Firefly Aerospace is leveling up in Cedar Park, trading in its smaller, scattered offices for a big, single-campus setup that looks a lot more like a serious space hub. The company has moved into a much larger headquarters that now spans roughly 144,000 square feet across three buildings on one local campus, giving it room to grow engineering, mission operations, and payload integration work as it scales production and testing. The expansion tracks with Firefly’s recent lunar and launch milestones and is meant to support a growing Central Texas workforce.
Key details on the new headquarters, including the 144,000-square-foot footprint and the multi-building campus layout, were reported by the Austin Business Journal. According to that reporting, Firefly has taken on additional lease space in Cedar Park to pull together operations that had been spread across smaller offices, effectively widening its footprint in Williamson County’s growing aerospace corridor.

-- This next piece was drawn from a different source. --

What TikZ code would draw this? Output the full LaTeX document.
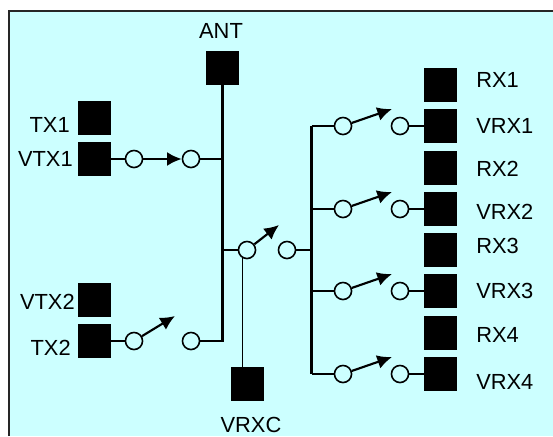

City documents and local coverage show this move builds directly on an incentive package Cedar Park approved last fall to keep Firefly planted in the city. As reported by Community Impact, the company had previously eyed a roughly 44,000-square-foot facility at 2203 Scottsdale Drive and maintains operations near 1320 Arrow Point Drive. Those incentives were tied to job-creation benchmarks that could translate into hundreds of new, high-paying positions in the area.
What This Means For Jobs And Local Industry
According to Cedar Park EDC, Firefly’s expanded headquarters is expected to generate hundreds of high-tech jobs and bolster the city’s effort to brand itself as a Central Texas space hub. In a press release via Firefly Aerospace, the company also pointed to a previous $8.2 million Texas Space Commission grant that funded cleanroom and test-facility upgrades in Cedar Park and nearby Briggs, Texas. Local officials say the larger headquarters footprint is set up to support both manufacturing and mission-control functions as Firefly ramps up production.
Why Cedar Park Is Becoming A Space Cluster
Cedar Park’s growing appeal to Firefly is not a fluke. The company’s successful Blue Ghost lunar lander and its steady run of government and defense contracts have pushed Firefly into the national spotlight. As reported by Space.com, the Blue Ghost moon mission and Firefly’s return-to-flight work on its Alpha rocket underscore the company’s expanding mission set and its need for more consolidated facilities. That momentum is helping attract suppliers and investment into the region’s aerospace cluster.
Cedar Park’s incentive deal with Firefly included performance milestones and hiring requirements that could unlock up to $1 million in city payments, according to the Houston Chronicle. City leaders say Firefly’s progress toward those milestones, along with its hiring pace, will be worth watching as the company folds more manufacturing and mission work into its expanded Cedar Park campus.